Below is a listing to write out in full, exactly as given, without its pictures.
┏━━
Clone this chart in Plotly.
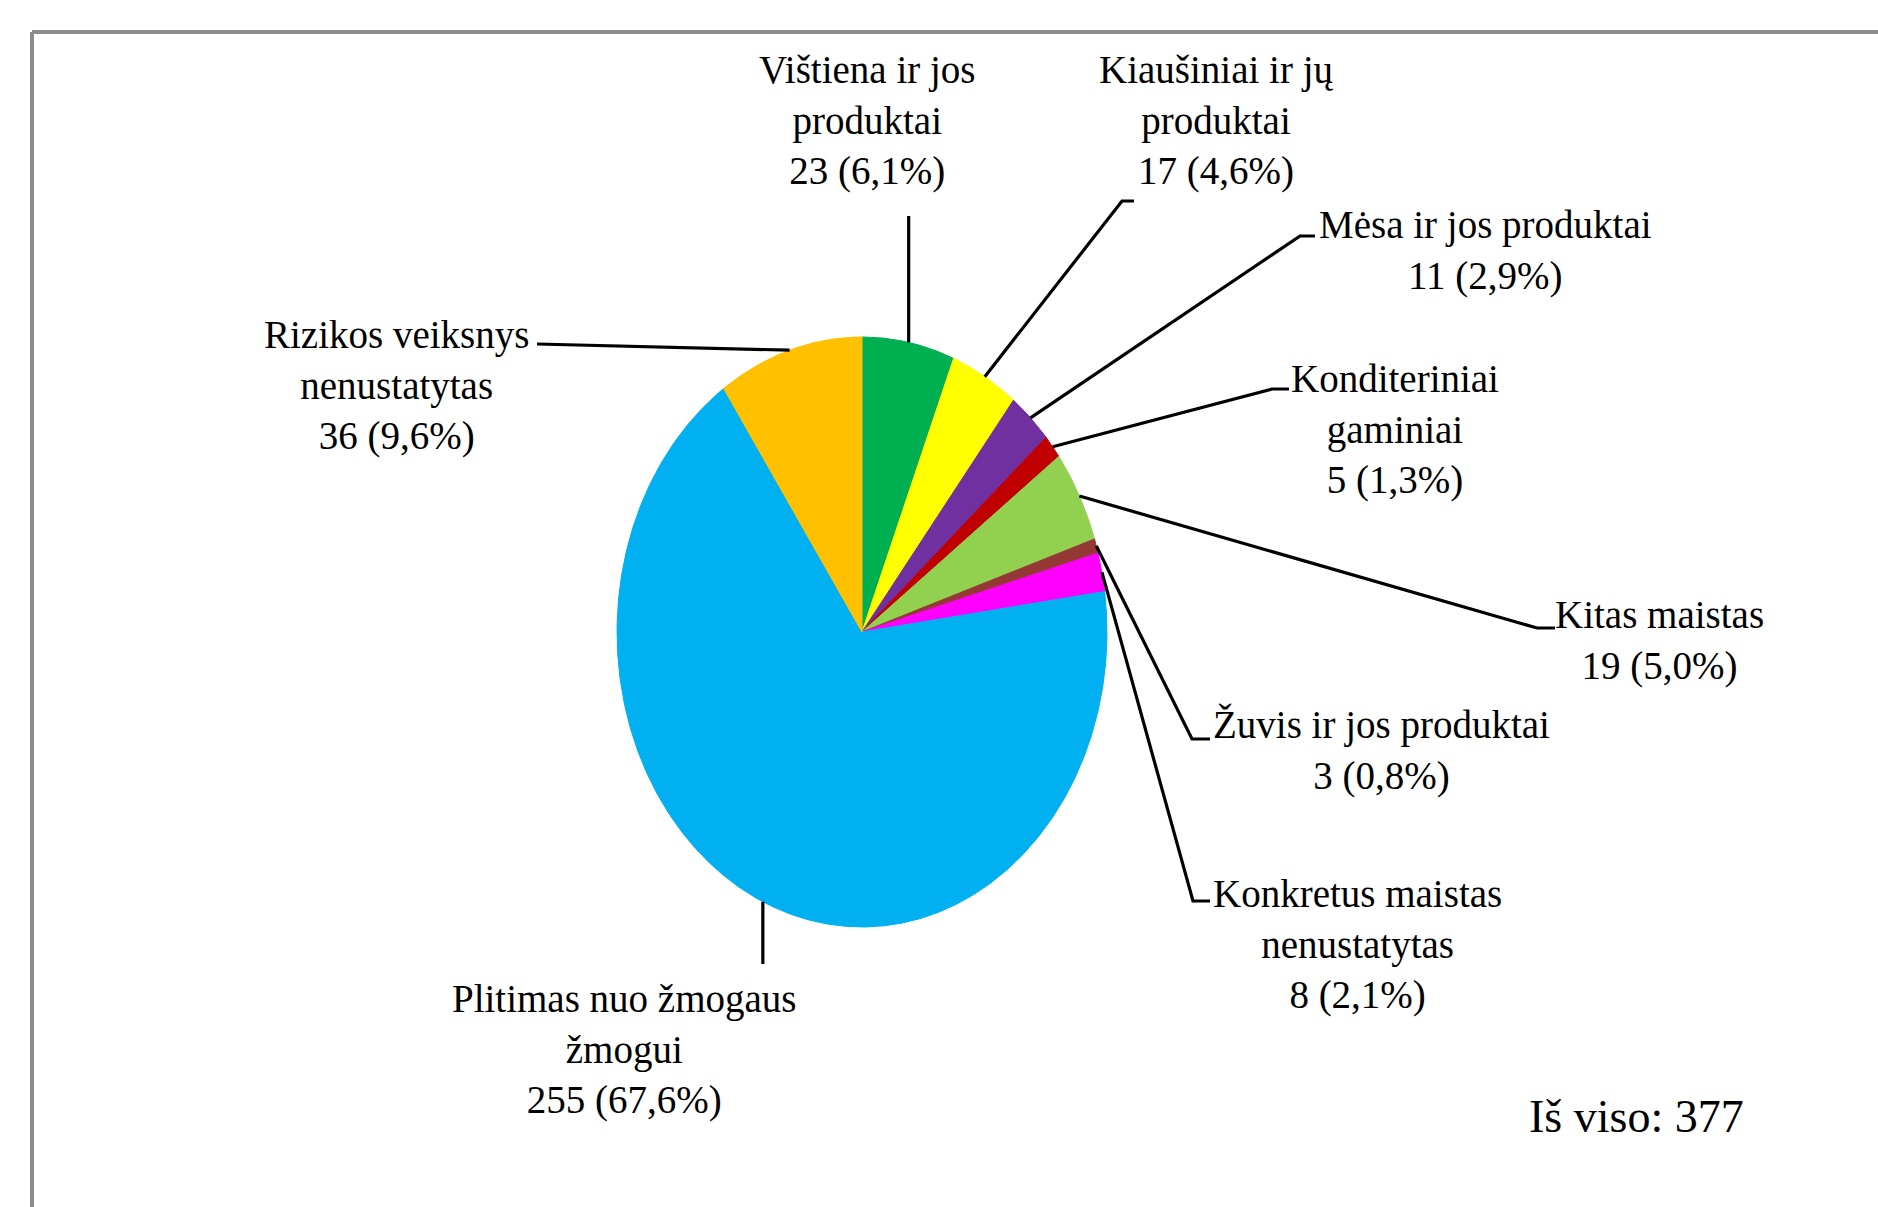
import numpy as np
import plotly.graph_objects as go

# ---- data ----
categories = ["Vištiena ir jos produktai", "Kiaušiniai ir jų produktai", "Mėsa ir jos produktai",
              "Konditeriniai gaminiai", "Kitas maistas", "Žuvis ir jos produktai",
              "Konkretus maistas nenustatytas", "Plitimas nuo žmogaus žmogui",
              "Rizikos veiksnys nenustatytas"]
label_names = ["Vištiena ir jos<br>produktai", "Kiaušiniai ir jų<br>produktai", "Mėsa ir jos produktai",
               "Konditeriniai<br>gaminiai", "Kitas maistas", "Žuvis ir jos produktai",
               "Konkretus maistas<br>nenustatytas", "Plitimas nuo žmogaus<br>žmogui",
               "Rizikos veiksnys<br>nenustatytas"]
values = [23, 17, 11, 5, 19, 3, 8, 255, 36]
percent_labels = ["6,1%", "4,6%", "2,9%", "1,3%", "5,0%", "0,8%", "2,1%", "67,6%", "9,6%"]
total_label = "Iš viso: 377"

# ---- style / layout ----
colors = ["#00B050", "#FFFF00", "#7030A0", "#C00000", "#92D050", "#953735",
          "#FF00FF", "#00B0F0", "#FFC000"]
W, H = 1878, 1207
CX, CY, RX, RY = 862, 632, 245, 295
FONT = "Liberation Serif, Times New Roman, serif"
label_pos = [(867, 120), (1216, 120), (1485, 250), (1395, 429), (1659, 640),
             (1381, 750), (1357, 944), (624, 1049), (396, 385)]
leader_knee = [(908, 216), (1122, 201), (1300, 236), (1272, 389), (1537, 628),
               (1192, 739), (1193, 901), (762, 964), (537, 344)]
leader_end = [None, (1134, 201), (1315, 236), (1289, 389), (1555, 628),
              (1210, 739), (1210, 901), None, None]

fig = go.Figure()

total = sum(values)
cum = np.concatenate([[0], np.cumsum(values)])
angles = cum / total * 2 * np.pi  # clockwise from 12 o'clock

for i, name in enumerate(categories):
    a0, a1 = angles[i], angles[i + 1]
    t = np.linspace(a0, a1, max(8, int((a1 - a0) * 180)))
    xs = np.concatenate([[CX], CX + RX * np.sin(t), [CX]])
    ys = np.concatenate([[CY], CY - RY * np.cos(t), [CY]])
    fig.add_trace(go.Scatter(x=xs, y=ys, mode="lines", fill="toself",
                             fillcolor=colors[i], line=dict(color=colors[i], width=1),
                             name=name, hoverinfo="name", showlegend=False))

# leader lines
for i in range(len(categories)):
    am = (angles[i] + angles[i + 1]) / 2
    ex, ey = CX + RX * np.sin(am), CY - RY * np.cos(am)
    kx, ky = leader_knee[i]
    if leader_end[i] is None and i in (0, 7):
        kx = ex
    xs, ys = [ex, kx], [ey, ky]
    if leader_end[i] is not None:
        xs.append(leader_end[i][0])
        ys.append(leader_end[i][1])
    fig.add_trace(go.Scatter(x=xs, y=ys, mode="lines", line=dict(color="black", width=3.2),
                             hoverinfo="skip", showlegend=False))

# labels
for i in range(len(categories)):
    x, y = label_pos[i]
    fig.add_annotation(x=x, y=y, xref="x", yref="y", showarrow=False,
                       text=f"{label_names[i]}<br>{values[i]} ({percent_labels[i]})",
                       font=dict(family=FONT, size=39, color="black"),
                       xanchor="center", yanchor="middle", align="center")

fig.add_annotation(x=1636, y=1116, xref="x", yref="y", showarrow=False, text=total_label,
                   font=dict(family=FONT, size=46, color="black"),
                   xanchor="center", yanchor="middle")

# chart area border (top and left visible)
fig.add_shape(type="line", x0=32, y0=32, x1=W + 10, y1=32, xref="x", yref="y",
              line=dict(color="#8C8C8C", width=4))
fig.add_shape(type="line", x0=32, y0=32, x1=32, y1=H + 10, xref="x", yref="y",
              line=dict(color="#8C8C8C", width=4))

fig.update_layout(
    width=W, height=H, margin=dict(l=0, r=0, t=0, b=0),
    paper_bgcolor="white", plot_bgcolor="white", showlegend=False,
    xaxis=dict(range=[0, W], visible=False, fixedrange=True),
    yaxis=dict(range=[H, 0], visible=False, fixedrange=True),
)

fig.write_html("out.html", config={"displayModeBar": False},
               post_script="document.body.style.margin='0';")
┗━━
SOLUTION TO THIS PROBLEM:
Clone this chart in Plotly.
import numpy as np
import plotly.graph_objects as go

# ---- data ----
categories = ["Vištiena ir jos produktai", "Kiaušiniai ir jų produktai", "Mėsa ir jos produktai",
              "Konditeriniai gaminiai", "Kitas maistas", "Žuvis ir jos produktai",
              "Konkretus maistas nenustatytas", "Plitimas nuo žmogaus žmogui",
              "Rizikos veiksnys nenustatytas"]
label_names = ["Vištiena ir jos<br>produktai", "Kiaušiniai ir jų<br>produktai", "Mėsa ir jos produktai",
               "Konditeriniai<br>gaminiai", "Kitas maistas", "Žuvis ir jos produktai",
               "Konkretus maistas<br>nenustatytas", "Plitimas nuo žmogaus<br>žmogui",
               "Rizikos veiksnys<br>nenustatytas"]
values = [23, 17, 11, 5, 19, 3, 8, 255, 36]
percent_labels = ["6,1%", "4,6%", "2,9%", "1,3%", "5,0%", "0,8%", "2,1%", "67,6%", "9,6%"]
total_label = "Iš viso: 377"

# ---- style / layout ----
colors = ["#00B050", "#FFFF00", "#7030A0", "#C00000", "#92D050", "#953735",
          "#FF00FF", "#00B0F0", "#FFC000"]
W, H = 1878, 1207
CX, CY, RX, RY = 862, 632, 245, 295
FONT = "Liberation Serif, Times New Roman, serif"
label_pos = [(867, 120), (1216, 120), (1485, 250), (1395, 429), (1659, 640),
             (1381, 750), (1357, 944), (624, 1049), (396, 385)]
leader_knee = [(908, 216), (1122, 201), (1300, 236), (1272, 389), (1537, 628),
               (1192, 739), (1193, 901), (762, 964), (537, 344)]
leader_end = [None, (1134, 201), (1315, 236), (1289, 389), (1555, 628),
              (1210, 739), (1210, 901), None, None]

fig = go.Figure()

total = sum(values)
cum = np.concatenate([[0], np.cumsum(values)])
angles = cum / total * 2 * np.pi  # clockwise from 12 o'clock

for i, name in enumerate(categories):
    a0, a1 = angles[i], angles[i + 1]
    t = np.linspace(a0, a1, max(8, int((a1 - a0) * 180)))
    xs = np.concatenate([[CX], CX + RX * np.sin(t), [CX]])
    ys = np.concatenate([[CY], CY - RY * np.cos(t), [CY]])
    fig.add_trace(go.Scatter(x=xs, y=ys, mode="lines", fill="toself",
                             fillcolor=colors[i], line=dict(color=colors[i], width=1),
                             name=name, hoverinfo="name", showlegend=False))

# leader lines
for i in range(len(categories)):
    am = (angles[i] + angles[i + 1]) / 2
    ex, ey = CX + RX * np.sin(am), CY - RY * np.cos(am)
    kx, ky = leader_knee[i]
    if leader_end[i] is None and i in (0, 7):
        kx = ex
    xs, ys = [ex, kx], [ey, ky]
    if leader_end[i] is not None:
        xs.append(leader_end[i][0])
        ys.append(leader_end[i][1])
    fig.add_trace(go.Scatter(x=xs, y=ys, mode="lines", line=dict(color="black", width=3.2),
                             hoverinfo="skip", showlegend=False))

# labels
for i in range(len(categories)):
    x, y = label_pos[i]
    fig.add_annotation(x=x, y=y, xref="x", yref="y", showarrow=False,
                       text=f"{label_names[i]}<br>{values[i]} ({percent_labels[i]})",
                       font=dict(family=FONT, size=39, color="black"),
                       xanchor="center", yanchor="middle", align="center")

fig.add_annotation(x=1636, y=1116, xref="x", yref="y", showarrow=False, text=total_label,
                   font=dict(family=FONT, size=46, color="black"),
                   xanchor="center", yanchor="middle")

# chart area border (top and left visible)
fig.add_shape(type="line", x0=32, y0=32, x1=W + 10, y1=32, xref="x", yref="y",
              line=dict(color="#8C8C8C", width=4))
fig.add_shape(type="line", x0=32, y0=32, x1=32, y1=H + 10, xref="x", yref="y",
              line=dict(color="#8C8C8C", width=4))

fig.update_layout(
    width=W, height=H, margin=dict(l=0, r=0, t=0, b=0),
    paper_bgcolor="white", plot_bgcolor="white", showlegend=False,
    xaxis=dict(range=[0, W], visible=False, fixedrange=True),
    yaxis=dict(range=[H, 0], visible=False, fixedrange=True),
)

fig.write_html("out.html", config={"displayModeBar": False},
               post_script="document.body.style.margin='0';")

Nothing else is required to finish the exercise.